Take every line from the listing below that includes "matplotlib" and copy it.

___ Supplied data ___

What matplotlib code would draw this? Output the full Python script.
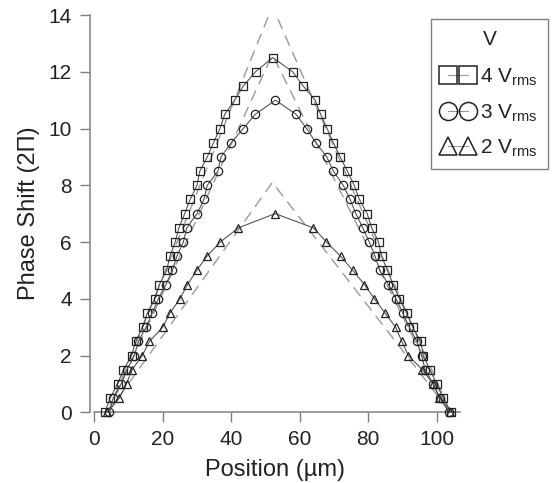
import numpy as np
import matplotlib
matplotlib.use("Agg")
import matplotlib.pyplot as plt
from matplotlib.lines import Line2D

plt.rcParams['font.family'] = ['Liberation Sans', 'DejaVu Sans']

# measured phase shift, 4 Vrms (squares)
x_4v = [3.1, 4.6, 6.8, 8.5, 10.9, 12.1, 14.1, 15.5, 17.7, 19.0, 21.1, 22.1, 23.6,
        24.7, 26.4, 28.0, 30.0, 30.8, 33.0, 34.8, 36.7, 38.1, 41.0, 43.5, 47.1, 52.1,
        57.9, 61.0, 64.5, 66.1, 68.0, 69.8, 71.8, 73.9, 75.9, 77.4, 79.7, 81.0, 83.0,
        83.9, 85.6, 87.3, 89.1, 91.2, 93.0, 95.3, 96.1, 98.0, 100.0, 101.9, 104.1]
y_4v = [0, 0.5, 1, 1.5, 2, 2.5, 3, 3.5, 4, 4.5, 5, 5.5, 6,
        6.5, 7, 7.5, 8, 8.5, 9, 9.5, 10, 10.5, 11, 11.5, 12, 12.5,
        12, 11.5, 11, 10.5, 10, 9.5, 9, 8.5, 8, 7.5, 7, 6.5, 6,
        5.5, 5, 4.5, 4, 3.5, 3, 2.5, 2, 1.5, 1, 0.5, 0]

# 3 Vrms (circles)
x_3v = [4.3, 5.5, 7.8, 9.5, 11.7, 12.9, 15.1, 16.9, 18.7, 20.9, 22.8, 24.1, 26.0,
        27.0, 30.0, 32.0, 33.0, 36.1, 37.0, 40.0, 43.5, 47.0, 52.9,
        58.9, 62.0, 64.7, 67.9, 69.8, 72.7, 74.7, 76.4, 78.4, 80.3,
        82.0, 83.4, 85.9, 88.1, 90.1, 92.0, 94.2, 95.6, 96.6, 99.0, 101.0, 103.6]
y_3v = [0, 0.5, 1, 1.5, 2, 2.5, 3, 3.5, 4, 4.5, 5, 5.5, 6,
        6.5, 7, 7.5, 8, 8.5, 9, 9.5, 10, 10.5, 11,
        10.5, 10, 9.5, 9, 8.5, 8, 7.5, 7, 6.5, 6,
        5.5, 5, 4.5, 4, 3.5, 3, 2.5, 2, 1.5, 1, 0.5, 0]

# 2 Vrms (triangles)
x_2v = [3.8, 7.3, 9.4, 11.0, 14.0, 16.1, 20.0, 22.1, 25.0, 27.2, 29.9, 32.9, 36.8,
        42.1, 52.8, 64.0, 67.8, 71.9, 75.5, 78.9, 81.8, 84.9, 88.0, 89.8,
        91.7, 95.8, 99.0, 100.8, 103.9]
y_2v = [0, 0.5, 1, 1.5, 2, 2.5, 3, 3.5, 4, 4.5, 5, 5.5, 6,
        6.5, 7, 6.5, 6, 5.5, 5, 4.5, 4, 3.5, 3, 2.5,
        2, 1.5, 1, 0.5, 0]

# dashed reference profiles
x_ref = [4, 52, 104]
y_ref_4v = [0, 14.3, 0]
y_ref_3v = [0, 12.6, 0]
y_ref_2v = [0, 8.1, 0]

series = [(x_4v, y_4v, 's', '4 V$_\\mathregular{rms}$'),
          (x_3v, y_3v, 'o', '3 V$_\\mathregular{rms}$'),
          (x_2v, y_2v, '^', '2 V$_\\mathregular{rms}$')]

gray = '#808080'
ink = '#222222'

fig = plt.figure(figsize=(5.54, 4.83), dpi=100)
ax = fig.add_axes([90 / 554, 1 - 412.3 / 483, 370 / 554, 397.3 / 483])

for yr in (y_ref_4v, y_ref_3v, y_ref_2v):
    ax.plot(x_ref, yr, color='#9a9a9a', lw=1.0, dashes=(8, 5), zorder=1)

handles = []
for xs, ys, mk, lab in series:
    ax.plot(xs, ys, color='#555555', lw=0.8, marker=mk, ms=6, mfc='none',
            mec=ink, mew=0.9, clip_on=False, zorder=3)
    handles.append(Line2D([0], [0], color='#999999', lw=0.8, marker=mk, ms=13,
                          mfc='none', mec=ink, mew=1.1, label=lab))

ax.set_xlim(-1.26, 106.8)
ax.set_ylim(0, 14)
ax.spines['top'].set_visible(False)
ax.spines['right'].set_visible(False)
for s in ('left', 'bottom'):
    ax.spines[s].set_color(gray)
    ax.spines[s].set_linewidth(1.1)
ax.spines['bottom'].set_bounds(0, 106.8)
ax.set_xticks([0, 20, 40, 60, 80, 100])
ax.set_yticks([0, 2, 4, 6, 8, 10, 12, 14])
ax.tick_params(direction='out', length=7, width=1, color=gray, labelsize=15,
               labelcolor=ink, pad=6)
ax.set_xlabel('Position (µm)', fontsize=17, color=ink, labelpad=7)
ax.set_ylabel('Phase Shift (2Π)', fontsize=17, color=ink, labelpad=6)

leg = fig.legend(handles=handles, title='V', loc='upper right',
                 bbox_to_anchor=(548.3 / 554, 1 - 19.3 / 483), borderaxespad=0,
                 numpoints=2, handlelength=1.56, handletextpad=0.3, fontsize=15,
                 title_fontsize=15, fancybox=False, framealpha=1,
                 edgecolor=gray, labelspacing=0.65, borderpad=0.5, labelcolor=ink)
leg.get_frame().set_linewidth(1.0)
leg.get_title().set_color(ink)
# a little more room between the title and the entries
leg._legend_box.sep = 13

fig.savefig('out.png', dpi=100)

___

**Reply**
What matplotlib code would draw this? Output the full Python script.
import matplotlib
matplotlib.use("Agg")
import matplotlib.pyplot as plt
from matplotlib.lines import Line2D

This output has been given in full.